Alain Penin, donc. D'après lui, l'altération du discernement est acquise du fait que la structure psychique de l'accusée est influencée par des «références culturelles et une histoire individuelle liées à la société sénégalaise», ainsi qu'à un «fonctionnement magico-religieux» qui a «modifié radicalement son rapport au monde». Mais MM. Penin et Roure n'ont pas relevé de délire chez cette femme qui leur a déclaré croire aux esprits malfaisants et qui, depuis des années, entendait des bruits dans les murs de sa maison tout en s'imaginant attaquée par des araignées, éléments pour le moins bizarres consignés dans son agenda.
Le Dr Maroussia Wilquin, à présent. Elle a participé à une contre-expertise avec les Drs Roland Coutanceau et Daniel Zagury - ce dernier, arrivé à Saint-Omer vers 16h, doit déposer après elle. Le Dr Wilquin propose une vision plus séduisante, en ce qu'elle colle davantage avec ce que l'audience donne à voir depuis lundi. Pour elle, la sorcellerie constitue pour l'accusée une explication acceptable de son délire, car elle refuse de se considérer comme atteinte d'une pathologie mentale - elle l'a dit elle-même mardi, sur question de son avocate. Très claire, le Dr Wilquin développe: «Fabienne Kabou tient un discours délirant à tonalité persécutive, typique d'un délire chronique paranoïaque inspiré de la magie noire africaine. Même sa préméditation est délirante. Au moment du passage à l'acte, elle attend un signe - pleurs du bébé, lumière de la lune… - mais rien ne fait irruption dans la partie clivée non délirante de son psychisme.» Adélaïde périra noyée dans la Mer du Nord. Pour autant, l'abolition du discernement n'est pas retenue car la pathologie du sujet, qui ne fait aucun doute pour ce collège expertal, n'est pas la cause directe et exclusive du crime, dont l'auteure, très intelligente, avait conservé un epsilon de sens critique. D'où le diagnostic d'«altération très marquée» du discernement.

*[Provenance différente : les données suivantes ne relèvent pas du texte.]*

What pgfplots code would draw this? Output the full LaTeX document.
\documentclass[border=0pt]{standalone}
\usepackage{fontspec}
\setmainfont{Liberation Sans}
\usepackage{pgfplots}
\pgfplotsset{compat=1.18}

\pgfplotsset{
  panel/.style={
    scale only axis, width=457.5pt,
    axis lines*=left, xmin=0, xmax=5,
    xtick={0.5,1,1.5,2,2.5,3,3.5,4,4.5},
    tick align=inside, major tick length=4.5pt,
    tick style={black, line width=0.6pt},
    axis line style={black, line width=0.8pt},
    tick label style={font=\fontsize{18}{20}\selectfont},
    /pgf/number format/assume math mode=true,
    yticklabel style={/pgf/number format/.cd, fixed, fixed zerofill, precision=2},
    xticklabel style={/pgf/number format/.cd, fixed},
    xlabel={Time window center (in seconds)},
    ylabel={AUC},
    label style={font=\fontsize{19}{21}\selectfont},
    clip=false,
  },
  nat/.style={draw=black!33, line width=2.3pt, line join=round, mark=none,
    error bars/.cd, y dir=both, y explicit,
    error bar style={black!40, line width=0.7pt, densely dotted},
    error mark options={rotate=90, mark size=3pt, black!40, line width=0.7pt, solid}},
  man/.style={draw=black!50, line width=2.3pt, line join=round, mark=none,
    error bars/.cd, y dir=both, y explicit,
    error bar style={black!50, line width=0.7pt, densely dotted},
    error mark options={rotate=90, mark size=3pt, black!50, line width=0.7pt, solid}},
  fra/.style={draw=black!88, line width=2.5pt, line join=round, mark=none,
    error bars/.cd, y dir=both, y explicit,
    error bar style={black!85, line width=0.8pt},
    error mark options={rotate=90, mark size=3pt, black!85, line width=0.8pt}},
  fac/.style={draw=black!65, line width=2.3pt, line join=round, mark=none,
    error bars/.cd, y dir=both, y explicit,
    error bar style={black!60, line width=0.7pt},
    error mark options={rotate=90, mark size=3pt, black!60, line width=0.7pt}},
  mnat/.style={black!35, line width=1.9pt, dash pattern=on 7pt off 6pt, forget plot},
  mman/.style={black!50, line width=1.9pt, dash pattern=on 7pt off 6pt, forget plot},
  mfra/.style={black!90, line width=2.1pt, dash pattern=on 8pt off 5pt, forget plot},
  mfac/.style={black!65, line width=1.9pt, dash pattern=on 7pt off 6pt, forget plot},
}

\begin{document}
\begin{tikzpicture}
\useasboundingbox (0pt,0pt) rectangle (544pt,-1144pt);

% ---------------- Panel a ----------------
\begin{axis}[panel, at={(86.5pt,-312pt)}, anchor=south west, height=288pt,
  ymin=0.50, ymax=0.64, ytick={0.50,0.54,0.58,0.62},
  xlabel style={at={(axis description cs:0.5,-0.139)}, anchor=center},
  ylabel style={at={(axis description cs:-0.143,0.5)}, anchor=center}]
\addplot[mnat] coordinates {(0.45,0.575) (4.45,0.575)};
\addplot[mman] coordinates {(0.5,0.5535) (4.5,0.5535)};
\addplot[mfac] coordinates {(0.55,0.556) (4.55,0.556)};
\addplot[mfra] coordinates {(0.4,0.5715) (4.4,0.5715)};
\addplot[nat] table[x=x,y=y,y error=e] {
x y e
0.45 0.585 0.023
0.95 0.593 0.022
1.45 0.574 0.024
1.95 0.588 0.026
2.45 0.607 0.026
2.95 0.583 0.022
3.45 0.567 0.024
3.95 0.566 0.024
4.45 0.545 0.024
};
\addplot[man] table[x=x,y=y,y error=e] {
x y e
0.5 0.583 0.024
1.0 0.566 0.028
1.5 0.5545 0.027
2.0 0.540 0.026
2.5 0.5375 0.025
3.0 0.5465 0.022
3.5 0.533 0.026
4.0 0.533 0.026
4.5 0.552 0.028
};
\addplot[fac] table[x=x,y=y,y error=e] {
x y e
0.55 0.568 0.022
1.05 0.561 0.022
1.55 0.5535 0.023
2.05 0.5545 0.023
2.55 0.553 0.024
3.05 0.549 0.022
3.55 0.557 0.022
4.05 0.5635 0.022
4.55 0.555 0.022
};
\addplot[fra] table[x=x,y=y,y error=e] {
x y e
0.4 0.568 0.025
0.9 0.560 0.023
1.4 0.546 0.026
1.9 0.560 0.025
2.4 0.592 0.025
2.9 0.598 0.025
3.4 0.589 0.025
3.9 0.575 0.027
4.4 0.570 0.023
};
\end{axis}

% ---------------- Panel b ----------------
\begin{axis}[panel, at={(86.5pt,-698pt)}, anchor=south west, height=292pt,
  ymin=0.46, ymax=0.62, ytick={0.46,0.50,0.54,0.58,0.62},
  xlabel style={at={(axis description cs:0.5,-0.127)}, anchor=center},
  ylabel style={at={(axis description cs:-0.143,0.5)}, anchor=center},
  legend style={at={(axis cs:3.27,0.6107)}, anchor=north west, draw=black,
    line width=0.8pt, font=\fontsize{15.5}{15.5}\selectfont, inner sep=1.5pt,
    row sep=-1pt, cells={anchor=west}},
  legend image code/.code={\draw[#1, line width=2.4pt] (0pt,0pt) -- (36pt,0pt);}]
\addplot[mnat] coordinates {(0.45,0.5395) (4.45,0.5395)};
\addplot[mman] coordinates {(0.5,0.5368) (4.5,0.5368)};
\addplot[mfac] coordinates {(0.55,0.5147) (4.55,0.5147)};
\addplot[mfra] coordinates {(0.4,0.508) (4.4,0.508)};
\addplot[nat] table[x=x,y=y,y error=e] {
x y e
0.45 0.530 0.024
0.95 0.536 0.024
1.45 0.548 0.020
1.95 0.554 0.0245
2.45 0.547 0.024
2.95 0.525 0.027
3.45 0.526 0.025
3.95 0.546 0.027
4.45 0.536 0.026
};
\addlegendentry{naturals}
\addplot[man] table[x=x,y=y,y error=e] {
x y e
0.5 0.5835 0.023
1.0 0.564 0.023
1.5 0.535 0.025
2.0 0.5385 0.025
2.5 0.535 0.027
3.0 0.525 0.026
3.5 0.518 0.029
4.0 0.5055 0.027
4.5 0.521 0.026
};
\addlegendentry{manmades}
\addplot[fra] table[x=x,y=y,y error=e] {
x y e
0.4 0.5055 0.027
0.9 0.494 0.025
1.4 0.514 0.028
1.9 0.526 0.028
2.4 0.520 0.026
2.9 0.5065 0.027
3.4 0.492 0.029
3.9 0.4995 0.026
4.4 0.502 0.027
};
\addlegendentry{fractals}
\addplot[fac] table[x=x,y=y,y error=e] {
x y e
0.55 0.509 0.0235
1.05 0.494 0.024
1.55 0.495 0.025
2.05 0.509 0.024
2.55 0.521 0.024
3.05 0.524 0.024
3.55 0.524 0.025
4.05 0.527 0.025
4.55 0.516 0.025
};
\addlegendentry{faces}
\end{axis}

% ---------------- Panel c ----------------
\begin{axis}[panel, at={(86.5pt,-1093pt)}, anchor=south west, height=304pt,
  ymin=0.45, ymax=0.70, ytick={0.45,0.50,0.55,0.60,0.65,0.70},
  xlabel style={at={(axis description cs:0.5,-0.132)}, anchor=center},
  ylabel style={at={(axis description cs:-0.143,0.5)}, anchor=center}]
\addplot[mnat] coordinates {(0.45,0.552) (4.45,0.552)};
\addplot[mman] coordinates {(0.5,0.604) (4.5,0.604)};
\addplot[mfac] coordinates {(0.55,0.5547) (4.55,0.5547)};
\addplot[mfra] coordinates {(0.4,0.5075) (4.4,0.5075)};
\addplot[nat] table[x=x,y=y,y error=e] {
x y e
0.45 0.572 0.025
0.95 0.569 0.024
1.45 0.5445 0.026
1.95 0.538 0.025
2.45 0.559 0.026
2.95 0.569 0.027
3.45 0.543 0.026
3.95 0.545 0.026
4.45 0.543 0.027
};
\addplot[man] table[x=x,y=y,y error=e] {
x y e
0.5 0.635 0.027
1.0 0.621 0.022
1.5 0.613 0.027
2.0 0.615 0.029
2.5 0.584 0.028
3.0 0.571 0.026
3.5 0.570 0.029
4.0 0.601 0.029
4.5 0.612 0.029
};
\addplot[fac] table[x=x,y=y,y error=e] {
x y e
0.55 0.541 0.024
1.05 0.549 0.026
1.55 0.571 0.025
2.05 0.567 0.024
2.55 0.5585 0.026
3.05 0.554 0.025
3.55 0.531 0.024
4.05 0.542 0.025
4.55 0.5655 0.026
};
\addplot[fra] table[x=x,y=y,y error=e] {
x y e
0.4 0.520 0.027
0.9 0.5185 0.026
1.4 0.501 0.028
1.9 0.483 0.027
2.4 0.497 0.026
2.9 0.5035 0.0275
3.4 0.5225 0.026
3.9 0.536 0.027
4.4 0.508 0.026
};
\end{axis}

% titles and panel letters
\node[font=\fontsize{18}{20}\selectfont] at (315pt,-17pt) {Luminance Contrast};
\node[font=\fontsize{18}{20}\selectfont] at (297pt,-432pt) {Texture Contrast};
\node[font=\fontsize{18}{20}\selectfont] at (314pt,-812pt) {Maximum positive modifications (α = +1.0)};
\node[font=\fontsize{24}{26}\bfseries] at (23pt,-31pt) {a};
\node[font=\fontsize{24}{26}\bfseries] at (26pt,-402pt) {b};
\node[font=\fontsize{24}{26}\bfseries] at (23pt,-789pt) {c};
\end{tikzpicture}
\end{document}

La présidente, manifestement dubitative, interroge la psychiatre mais le Dr Wilquin tient bon. Une assesseuse pose ensuite quelques très bonnes questions: selon l'expert, Adélaïde n'a pas été mise au monde dans le seul but d'être sacrifiée un jour. Et si sa mère la tue, ce n'est pas pour éliminer sa fille ou s'éliminer elle-même à travers le nourrisson, mais pour «supprimer le danger» supérieur qui, elle en est persuadée, menace l'enfant. Le médecin éclaire aussi l'apparente logique de Fabienne Kabou: «Le délire paranoïaque est structuré, coordonné, on peut y adhérer. Ce que nous appelons ses mensonges n'en sont pas pour elle, car elle n'est pas dans notre réel à nous: elle est encore aujourd'hui dans le sien, dont nous n'avons pas forcément les clés ».

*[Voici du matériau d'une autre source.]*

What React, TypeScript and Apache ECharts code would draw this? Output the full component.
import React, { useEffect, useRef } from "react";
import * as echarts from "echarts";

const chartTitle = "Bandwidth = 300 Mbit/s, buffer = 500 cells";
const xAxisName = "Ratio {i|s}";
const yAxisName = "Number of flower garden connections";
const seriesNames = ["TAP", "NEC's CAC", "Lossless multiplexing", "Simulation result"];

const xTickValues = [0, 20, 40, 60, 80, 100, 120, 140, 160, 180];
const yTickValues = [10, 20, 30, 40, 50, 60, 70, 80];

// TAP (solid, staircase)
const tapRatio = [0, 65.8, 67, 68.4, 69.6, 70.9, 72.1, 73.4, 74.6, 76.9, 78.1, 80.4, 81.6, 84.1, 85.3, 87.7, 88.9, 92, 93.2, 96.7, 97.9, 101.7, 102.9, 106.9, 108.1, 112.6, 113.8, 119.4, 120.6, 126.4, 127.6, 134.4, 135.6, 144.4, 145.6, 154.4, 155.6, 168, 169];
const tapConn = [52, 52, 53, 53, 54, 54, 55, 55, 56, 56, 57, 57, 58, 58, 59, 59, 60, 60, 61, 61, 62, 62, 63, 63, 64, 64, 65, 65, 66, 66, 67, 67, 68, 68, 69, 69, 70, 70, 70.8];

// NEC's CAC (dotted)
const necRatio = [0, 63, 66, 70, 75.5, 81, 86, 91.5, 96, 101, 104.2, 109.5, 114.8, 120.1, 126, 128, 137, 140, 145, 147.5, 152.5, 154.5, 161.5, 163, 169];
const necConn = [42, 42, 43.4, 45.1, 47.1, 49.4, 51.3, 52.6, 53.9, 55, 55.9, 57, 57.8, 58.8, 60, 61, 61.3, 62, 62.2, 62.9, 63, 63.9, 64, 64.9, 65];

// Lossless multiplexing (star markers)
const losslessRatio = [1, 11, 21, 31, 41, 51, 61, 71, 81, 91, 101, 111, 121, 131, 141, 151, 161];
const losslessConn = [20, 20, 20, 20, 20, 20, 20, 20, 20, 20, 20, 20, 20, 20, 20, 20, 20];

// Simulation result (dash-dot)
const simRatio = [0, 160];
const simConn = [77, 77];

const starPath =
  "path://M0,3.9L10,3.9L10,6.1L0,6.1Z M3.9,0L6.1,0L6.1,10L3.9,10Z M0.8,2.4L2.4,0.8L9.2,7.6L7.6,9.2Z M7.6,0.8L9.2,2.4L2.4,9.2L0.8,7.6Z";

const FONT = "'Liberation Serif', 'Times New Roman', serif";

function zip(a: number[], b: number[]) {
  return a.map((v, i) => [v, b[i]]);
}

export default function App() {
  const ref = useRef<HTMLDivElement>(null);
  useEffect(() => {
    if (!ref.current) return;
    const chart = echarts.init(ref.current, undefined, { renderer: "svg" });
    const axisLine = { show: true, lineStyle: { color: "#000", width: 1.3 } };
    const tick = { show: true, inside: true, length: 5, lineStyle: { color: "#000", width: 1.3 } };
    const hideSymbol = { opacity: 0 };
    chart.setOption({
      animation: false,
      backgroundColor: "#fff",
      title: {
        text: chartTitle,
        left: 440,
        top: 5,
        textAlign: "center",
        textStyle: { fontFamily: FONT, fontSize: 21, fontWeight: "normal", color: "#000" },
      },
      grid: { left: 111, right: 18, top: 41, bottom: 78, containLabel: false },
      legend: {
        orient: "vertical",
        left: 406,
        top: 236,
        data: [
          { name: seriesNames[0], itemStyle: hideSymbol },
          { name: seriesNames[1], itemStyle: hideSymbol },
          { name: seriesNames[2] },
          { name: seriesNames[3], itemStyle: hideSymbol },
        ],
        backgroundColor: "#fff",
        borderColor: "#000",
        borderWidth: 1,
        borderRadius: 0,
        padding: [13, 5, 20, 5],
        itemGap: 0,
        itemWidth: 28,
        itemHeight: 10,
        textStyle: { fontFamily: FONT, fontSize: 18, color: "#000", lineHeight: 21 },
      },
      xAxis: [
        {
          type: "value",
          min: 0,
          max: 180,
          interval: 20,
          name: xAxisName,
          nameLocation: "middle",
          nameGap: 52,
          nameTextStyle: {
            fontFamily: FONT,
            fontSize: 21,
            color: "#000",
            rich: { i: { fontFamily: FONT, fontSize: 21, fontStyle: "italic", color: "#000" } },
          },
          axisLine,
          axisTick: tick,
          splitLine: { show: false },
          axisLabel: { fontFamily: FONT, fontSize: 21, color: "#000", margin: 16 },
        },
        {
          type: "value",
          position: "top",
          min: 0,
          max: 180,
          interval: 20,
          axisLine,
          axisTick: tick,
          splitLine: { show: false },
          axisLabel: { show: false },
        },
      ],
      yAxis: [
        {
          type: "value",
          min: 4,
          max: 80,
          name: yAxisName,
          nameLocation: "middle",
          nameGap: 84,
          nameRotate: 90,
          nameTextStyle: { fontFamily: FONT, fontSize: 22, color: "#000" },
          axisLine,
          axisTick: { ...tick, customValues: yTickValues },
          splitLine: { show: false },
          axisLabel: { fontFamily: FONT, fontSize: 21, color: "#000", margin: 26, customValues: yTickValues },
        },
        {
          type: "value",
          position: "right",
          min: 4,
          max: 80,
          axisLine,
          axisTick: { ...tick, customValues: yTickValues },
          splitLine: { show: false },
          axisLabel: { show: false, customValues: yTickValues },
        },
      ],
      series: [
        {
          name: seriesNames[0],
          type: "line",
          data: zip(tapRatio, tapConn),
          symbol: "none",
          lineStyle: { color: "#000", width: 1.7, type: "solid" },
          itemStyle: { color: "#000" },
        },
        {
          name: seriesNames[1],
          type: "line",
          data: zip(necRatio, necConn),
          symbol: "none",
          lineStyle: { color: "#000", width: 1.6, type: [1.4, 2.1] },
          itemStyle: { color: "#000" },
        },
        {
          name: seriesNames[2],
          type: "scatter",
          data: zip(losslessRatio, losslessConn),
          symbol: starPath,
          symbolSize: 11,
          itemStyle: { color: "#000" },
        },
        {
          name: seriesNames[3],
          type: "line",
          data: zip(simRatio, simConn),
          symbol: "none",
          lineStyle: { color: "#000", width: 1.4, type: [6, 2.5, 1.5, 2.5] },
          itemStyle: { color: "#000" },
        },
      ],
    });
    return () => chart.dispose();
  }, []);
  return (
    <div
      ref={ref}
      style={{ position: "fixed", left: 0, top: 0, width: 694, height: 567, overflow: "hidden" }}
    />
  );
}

Dr Maroussia Wilquin révèle, en guise de conclusion, une formule de son collègue Coutanceau: lorsque les trois psychiatres se sont réunis pour rédiger leur synthèse, ce dernier a estimé qu'entre abolition et altération du discernement, on était «sur le fil du rasoir». «Et le fil d'un rasoir c'est très mince, rappelle l'expert à la barre. Sans quoi ces messieurs, chaque matin, se feraient très mal.» Mais c'est une femme qui préside les assises, et elle suspend l'audience à cause d'une alerte départementale aux orages violents. Jeudi matin, parole au Dr Zagury, rasé de frais.